◆ What the task requires ◆
Every line from the start of the entries up to and including the one bearing "(x0.bandwidth() - groupWidth)" must be printed verbatim, without the pictures.
──────── Given data
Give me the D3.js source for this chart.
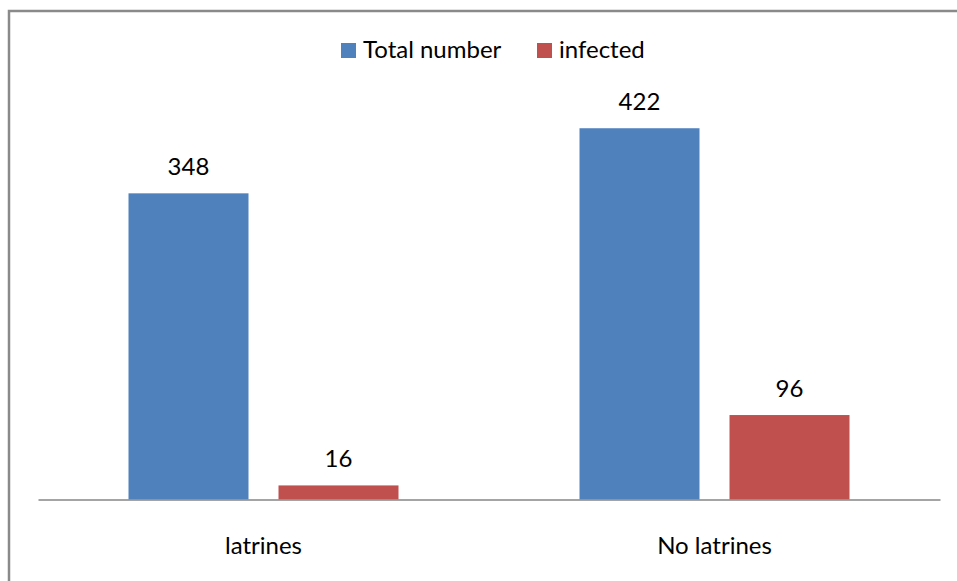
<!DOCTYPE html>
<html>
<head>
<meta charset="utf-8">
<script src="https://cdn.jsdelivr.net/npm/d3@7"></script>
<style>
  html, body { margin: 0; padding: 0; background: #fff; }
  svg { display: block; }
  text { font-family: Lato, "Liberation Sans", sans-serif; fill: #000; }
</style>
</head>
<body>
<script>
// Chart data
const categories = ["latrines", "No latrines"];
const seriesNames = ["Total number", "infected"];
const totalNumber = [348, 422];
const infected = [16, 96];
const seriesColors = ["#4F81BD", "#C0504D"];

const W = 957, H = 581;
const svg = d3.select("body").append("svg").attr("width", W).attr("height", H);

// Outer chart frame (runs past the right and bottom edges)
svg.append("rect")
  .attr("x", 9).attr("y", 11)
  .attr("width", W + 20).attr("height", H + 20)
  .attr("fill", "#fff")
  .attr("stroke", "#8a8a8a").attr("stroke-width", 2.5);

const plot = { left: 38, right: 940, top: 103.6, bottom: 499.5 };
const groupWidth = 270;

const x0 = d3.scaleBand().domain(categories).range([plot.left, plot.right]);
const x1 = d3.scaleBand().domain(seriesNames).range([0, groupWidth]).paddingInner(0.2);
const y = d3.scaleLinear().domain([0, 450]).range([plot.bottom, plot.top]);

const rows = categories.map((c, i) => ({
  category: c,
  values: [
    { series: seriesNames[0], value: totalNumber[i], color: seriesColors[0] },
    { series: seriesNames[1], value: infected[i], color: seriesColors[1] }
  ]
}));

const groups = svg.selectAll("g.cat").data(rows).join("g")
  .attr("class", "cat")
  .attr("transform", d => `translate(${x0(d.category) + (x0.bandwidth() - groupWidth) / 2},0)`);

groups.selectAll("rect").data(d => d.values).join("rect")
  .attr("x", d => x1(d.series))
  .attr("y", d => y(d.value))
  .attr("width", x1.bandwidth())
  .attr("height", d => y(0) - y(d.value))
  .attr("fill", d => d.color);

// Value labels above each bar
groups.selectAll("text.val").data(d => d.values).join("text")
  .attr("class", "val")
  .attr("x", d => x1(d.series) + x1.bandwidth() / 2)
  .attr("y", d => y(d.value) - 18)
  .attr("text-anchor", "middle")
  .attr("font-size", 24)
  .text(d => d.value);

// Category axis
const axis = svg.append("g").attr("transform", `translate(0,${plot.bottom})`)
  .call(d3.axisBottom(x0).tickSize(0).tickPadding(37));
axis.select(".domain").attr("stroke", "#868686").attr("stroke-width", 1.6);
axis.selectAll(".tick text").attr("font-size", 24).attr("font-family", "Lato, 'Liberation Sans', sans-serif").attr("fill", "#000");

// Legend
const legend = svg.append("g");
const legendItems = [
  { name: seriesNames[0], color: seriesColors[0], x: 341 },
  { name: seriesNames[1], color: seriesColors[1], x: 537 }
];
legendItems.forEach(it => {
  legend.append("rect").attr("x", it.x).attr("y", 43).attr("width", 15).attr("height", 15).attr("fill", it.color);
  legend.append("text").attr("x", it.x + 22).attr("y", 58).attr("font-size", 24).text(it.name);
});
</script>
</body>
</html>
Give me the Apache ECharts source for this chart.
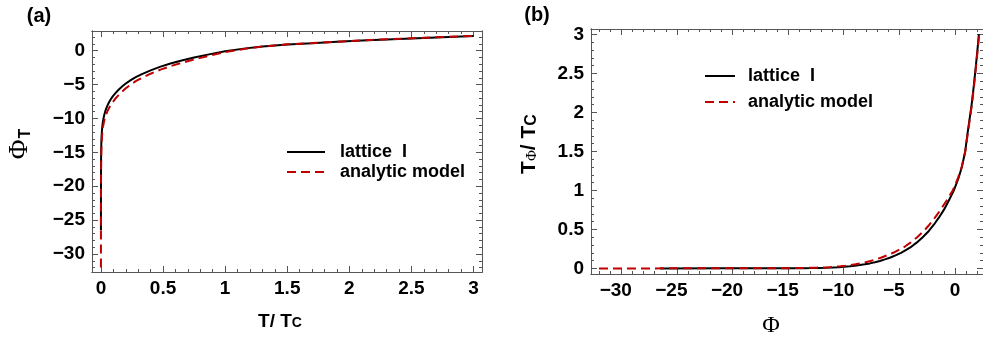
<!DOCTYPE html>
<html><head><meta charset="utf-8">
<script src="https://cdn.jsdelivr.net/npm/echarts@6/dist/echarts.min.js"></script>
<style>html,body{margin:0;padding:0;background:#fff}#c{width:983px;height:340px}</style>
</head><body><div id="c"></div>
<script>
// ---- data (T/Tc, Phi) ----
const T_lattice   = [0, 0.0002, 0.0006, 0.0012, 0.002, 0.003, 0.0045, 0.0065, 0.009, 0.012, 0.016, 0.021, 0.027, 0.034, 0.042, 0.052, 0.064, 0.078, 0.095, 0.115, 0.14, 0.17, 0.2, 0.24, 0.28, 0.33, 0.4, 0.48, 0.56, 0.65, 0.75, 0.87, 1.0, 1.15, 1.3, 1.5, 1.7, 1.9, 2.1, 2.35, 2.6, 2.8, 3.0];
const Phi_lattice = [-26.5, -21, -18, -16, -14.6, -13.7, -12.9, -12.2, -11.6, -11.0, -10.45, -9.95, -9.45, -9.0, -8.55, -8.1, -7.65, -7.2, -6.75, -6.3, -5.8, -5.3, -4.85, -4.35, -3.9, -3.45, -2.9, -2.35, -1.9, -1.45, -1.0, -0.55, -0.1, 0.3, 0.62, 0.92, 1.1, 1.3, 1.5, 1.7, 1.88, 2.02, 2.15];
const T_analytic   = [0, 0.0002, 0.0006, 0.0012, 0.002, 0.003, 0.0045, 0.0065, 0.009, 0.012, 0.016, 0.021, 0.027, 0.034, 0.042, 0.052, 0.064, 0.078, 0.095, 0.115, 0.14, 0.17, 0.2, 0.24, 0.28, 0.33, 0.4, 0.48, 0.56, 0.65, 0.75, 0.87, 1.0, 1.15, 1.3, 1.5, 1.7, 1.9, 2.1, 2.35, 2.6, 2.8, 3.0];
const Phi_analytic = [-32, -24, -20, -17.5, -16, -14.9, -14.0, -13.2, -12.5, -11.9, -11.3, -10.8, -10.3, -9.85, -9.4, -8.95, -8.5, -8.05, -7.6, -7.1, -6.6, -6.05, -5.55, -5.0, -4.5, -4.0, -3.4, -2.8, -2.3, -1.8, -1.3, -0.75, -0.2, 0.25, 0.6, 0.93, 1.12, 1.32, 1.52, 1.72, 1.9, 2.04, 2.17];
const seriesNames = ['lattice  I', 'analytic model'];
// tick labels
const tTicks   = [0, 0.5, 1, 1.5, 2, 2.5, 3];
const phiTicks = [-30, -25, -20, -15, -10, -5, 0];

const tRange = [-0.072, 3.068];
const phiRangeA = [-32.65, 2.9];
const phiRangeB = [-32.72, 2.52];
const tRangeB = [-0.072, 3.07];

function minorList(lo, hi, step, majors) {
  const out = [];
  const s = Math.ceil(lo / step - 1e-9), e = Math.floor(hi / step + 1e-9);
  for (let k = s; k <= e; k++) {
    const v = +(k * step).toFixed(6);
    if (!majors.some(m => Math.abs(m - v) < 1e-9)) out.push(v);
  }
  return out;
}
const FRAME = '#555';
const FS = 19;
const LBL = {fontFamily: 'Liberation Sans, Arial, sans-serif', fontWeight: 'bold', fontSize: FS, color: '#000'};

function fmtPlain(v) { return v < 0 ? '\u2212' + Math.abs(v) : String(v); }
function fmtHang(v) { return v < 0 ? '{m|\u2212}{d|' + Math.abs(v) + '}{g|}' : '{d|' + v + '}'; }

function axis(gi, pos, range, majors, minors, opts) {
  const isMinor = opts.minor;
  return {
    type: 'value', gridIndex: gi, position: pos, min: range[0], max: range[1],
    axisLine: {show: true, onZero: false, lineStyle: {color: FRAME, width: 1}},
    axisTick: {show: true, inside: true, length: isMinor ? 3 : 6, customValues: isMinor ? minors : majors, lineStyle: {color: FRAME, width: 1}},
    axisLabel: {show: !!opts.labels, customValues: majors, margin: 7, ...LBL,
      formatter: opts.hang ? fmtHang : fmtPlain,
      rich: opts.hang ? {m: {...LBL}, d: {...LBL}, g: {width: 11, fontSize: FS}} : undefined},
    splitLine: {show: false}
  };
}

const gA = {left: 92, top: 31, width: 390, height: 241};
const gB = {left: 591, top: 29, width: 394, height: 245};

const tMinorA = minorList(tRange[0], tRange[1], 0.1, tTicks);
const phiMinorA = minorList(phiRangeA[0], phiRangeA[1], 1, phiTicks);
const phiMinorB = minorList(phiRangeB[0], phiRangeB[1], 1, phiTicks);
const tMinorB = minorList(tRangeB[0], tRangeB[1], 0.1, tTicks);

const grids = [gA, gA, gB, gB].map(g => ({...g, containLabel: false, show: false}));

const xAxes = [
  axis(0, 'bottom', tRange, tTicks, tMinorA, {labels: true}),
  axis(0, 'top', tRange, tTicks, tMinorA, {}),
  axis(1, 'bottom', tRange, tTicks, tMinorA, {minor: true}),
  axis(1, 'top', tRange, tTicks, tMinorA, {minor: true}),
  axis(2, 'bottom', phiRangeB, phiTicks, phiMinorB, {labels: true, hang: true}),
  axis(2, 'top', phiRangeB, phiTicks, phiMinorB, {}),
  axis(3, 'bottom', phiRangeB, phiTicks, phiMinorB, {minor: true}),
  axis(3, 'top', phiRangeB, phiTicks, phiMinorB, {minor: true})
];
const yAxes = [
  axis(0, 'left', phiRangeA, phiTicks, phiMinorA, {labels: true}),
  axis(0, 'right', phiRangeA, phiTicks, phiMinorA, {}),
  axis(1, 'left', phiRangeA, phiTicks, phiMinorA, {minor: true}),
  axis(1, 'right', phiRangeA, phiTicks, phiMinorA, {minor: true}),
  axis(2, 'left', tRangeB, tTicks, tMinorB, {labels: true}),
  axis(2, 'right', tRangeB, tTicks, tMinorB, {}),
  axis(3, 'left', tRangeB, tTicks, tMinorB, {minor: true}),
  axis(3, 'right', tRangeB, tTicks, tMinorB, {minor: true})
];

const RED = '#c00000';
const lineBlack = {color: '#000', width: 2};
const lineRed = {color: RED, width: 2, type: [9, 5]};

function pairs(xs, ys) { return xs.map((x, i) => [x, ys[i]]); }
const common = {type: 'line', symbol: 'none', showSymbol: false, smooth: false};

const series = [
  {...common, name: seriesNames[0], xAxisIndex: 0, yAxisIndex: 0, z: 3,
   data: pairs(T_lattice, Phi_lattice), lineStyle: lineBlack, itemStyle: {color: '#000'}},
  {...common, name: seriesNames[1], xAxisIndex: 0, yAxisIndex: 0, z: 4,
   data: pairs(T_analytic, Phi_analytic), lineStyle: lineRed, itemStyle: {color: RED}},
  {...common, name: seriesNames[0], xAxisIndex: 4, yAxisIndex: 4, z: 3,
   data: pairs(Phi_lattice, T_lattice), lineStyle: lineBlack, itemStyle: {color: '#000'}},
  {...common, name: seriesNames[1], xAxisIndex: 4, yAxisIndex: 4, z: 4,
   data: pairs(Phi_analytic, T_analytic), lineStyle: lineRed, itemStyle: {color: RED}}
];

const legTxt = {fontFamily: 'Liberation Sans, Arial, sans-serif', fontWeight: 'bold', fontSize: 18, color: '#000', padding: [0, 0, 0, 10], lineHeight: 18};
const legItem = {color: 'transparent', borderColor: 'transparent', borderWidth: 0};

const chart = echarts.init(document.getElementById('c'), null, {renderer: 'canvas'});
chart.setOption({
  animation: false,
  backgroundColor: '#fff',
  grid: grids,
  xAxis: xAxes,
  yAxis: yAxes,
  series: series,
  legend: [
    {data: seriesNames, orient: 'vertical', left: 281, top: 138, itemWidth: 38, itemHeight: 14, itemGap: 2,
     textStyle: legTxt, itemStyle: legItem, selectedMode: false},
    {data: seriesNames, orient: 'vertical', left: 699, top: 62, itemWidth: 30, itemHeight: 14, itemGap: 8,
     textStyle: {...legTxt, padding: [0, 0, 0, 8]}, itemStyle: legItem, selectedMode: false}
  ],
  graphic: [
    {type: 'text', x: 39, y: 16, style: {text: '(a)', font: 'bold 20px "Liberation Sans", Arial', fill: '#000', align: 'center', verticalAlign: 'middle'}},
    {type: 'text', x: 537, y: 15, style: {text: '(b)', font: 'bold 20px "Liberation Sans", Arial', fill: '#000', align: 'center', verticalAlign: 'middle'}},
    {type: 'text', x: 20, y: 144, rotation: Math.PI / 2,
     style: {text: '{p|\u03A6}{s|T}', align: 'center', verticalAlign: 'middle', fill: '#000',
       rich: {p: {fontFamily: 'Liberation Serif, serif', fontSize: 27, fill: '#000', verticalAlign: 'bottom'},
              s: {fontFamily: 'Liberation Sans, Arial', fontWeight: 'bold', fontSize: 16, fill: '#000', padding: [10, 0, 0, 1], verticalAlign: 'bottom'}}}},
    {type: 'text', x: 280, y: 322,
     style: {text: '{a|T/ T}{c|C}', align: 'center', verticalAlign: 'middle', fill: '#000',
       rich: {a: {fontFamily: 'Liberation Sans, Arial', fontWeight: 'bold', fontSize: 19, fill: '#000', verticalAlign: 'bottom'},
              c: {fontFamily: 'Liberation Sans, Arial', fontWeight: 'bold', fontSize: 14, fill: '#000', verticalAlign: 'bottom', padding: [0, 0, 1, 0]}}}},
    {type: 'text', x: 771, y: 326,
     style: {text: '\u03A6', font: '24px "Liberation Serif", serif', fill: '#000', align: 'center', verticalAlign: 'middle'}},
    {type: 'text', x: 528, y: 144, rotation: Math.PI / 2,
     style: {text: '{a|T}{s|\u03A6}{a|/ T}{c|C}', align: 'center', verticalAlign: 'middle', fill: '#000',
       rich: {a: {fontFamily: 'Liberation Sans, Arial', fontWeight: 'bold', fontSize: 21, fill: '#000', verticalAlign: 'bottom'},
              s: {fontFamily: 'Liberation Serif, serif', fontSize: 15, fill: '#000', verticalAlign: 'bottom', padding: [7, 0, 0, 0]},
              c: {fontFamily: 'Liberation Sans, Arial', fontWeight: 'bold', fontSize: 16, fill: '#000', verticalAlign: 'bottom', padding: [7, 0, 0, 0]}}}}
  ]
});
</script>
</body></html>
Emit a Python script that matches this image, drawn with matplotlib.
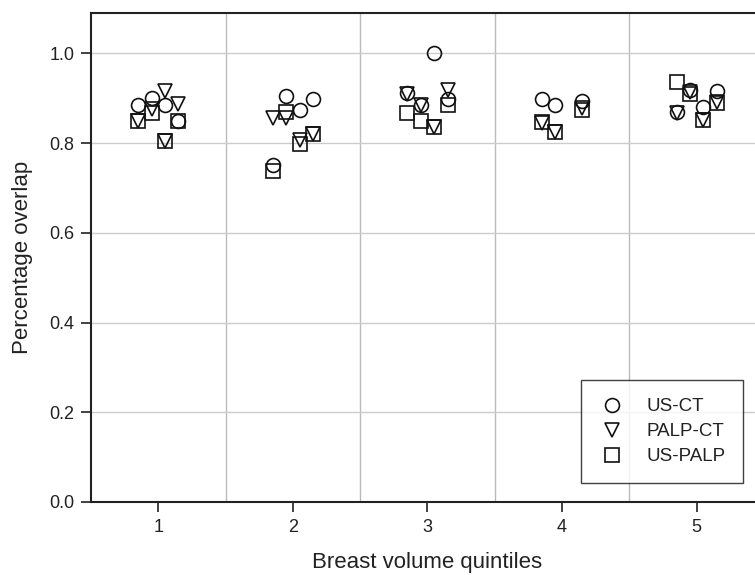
────────────────
◆ Answer ◆
Give me the D3.js source for this chart.
<!DOCTYPE html>
<html>
<head>
<meta charset="utf-8">
<script src="https://cdn.jsdelivr.net/npm/d3@7"></script>
<style>
  html, body { margin: 0; padding: 0; background: #fff; }
  svg { display: block; }
  text { font-family: Lato, "Liberation Sans", sans-serif; fill: #000; }
</style>
</head>
<body>
<script>
// Chart data
const categories = ["latrines", "No latrines"];
const seriesNames = ["Total number", "infected"];
const totalNumber = [348, 422];
const infected = [16, 96];
const seriesColors = ["#4F81BD", "#C0504D"];

const W = 957, H = 581;
const svg = d3.select("body").append("svg").attr("width", W).attr("height", H);

// Outer chart frame (runs past the right and bottom edges)
svg.append("rect")
  .attr("x", 9).attr("y", 11)
  .attr("width", W + 20).attr("height", H + 20)
  .attr("fill", "#fff")
  .attr("stroke", "#8a8a8a").attr("stroke-width", 2.5);

const plot = { left: 38, right: 940, top: 103.6, bottom: 499.5 };
const groupWidth = 270;

const x0 = d3.scaleBand().domain(categories).range([plot.left, plot.right]);
const x1 = d3.scaleBand().domain(seriesNames).range([0, groupWidth]).paddingInner(0.2);
const y = d3.scaleLinear().domain([0, 450]).range([plot.bottom, plot.top]);

const rows = categories.map((c, i) => ({
  category: c,
  values: [
    { series: seriesNames[0], value: totalNumber[i], color: seriesColors[0] },
    { series: seriesNames[1], value: infected[i], color: seriesColors[1] }
  ]
}));

const groups = svg.selectAll("g.cat").data(rows).join("g")
  .attr("class", "cat")
  .attr("transform", d => `translate(${x0(d.category) + (x0.bandwidth() - groupWidth) / 2},0)`);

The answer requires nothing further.